The Big Four banks lost ground in a broadbased sell-off. Westpac Banking Corp lost 1.5 percent while Australia and New Zealand Banking Group dropped 1.6 percent.
Analysts said that despite a fall in the session, the banks were trading close to fair-value estimates, driven by growing profits and dividends.
The S&P/ASX 200 index fell 70.4 points to 5,236.7 by 0155 GMT, its biggest one-day fall since August 7. The benchmark edged 0.2 percent higher on Friday to hit a five-year high.
The local bourse took its lead from U.S. stocks, which declined on Friday, with the S&P 500 and Dow posting their first weekly drop in four, as Democrat and Republican lawmakers struggled to agree an emergency funding bill to avert a U.S. government shutdown that could start on Tuesday.
President Barack Obama warned the U.S. Congress against a government shutdown as lawmakers wrangled over the bill that some Republicans want to use to defund Obama’s healthcare reform law.
A handful of defensives also lost ground with blood products maker CSL Ltd tumbled 1.6 percent and top telecommunications giant Telstra Corporation Ltd shed 0.7 percent.
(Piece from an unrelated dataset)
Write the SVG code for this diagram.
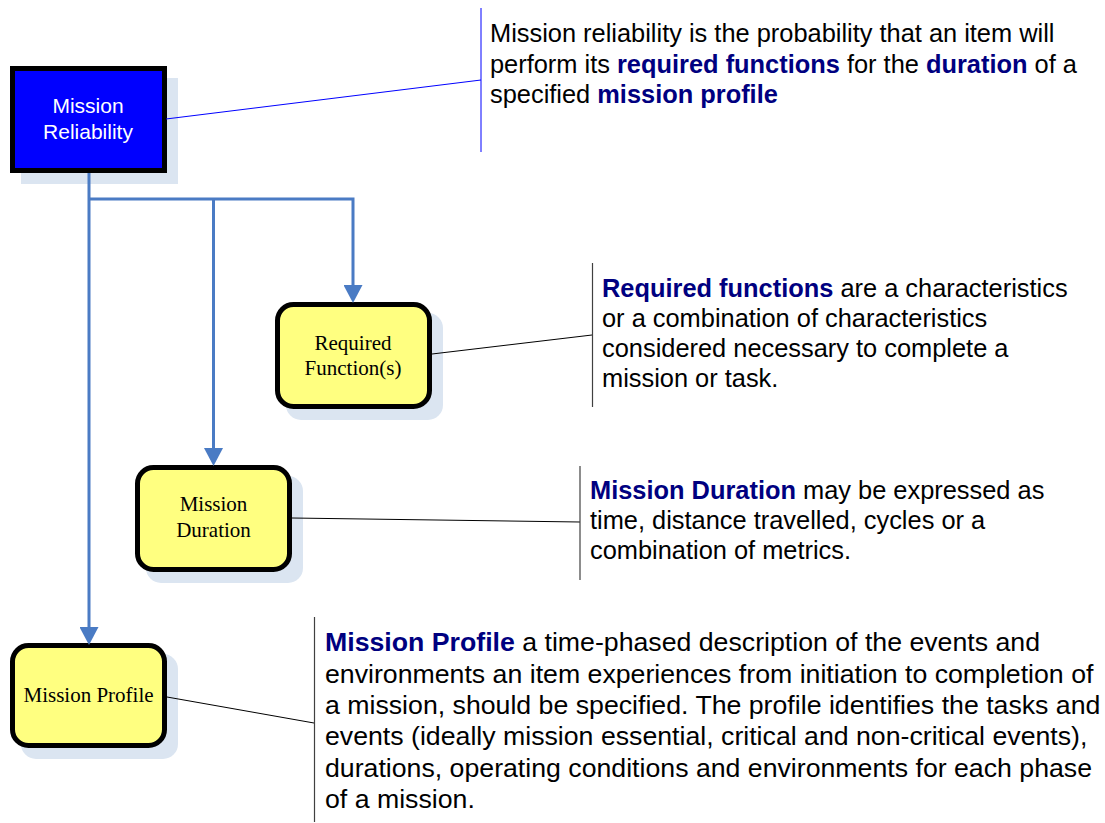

Consumer staples retailer Wesfarmers Ltd lost 1.1 percent.
However, a lift of around 1 percent in gold prices helped cap broader losses as investors sought safe-havens, driven by a possible shutdown of U.S. government operations. Newcrest Mining Ltd climbed 1.7 percent while Medusa Mining Ltd rallied 2.5 percent.
“The Australian and New Zealand share market is trading around fair value following recent strong gains,” said Andrew Doherty, head of equities at research investment firm Morningstar, in a note to clients.
“The Australian economy is softening but the platform is in place for mild recovery during 2014, helped by low interest rates and improving consumer confidence.”
Elsewhere, China’s factory sector grew in September, suggesting Asia’s economic powerhouse is starting to turn the corner, though a firm rebound remains elusive, further dampening sentiment on the local benchmark index.
OZ Minerals Ltd jumped 3 percent to A$4.54, but fell from early highs as the copper miner said it had not been approached by Glencore Xstrata with any proposal after a British newspaper said Glencore was weighing a 750 million pound ($1.2 billion) bid.
Mirabela Nickel Ltd slumped 28 percent to all-time lows of A$0.02 after credit ratings agency Moody’s placed its CAA1 rating on review for a downgrade and after the company said its sales agreement with Votorantim will terminate at the end of November.
New Zealand’s benchmark NZX 50 index fell 0.8 percent or 37.5 points to 4,745.2.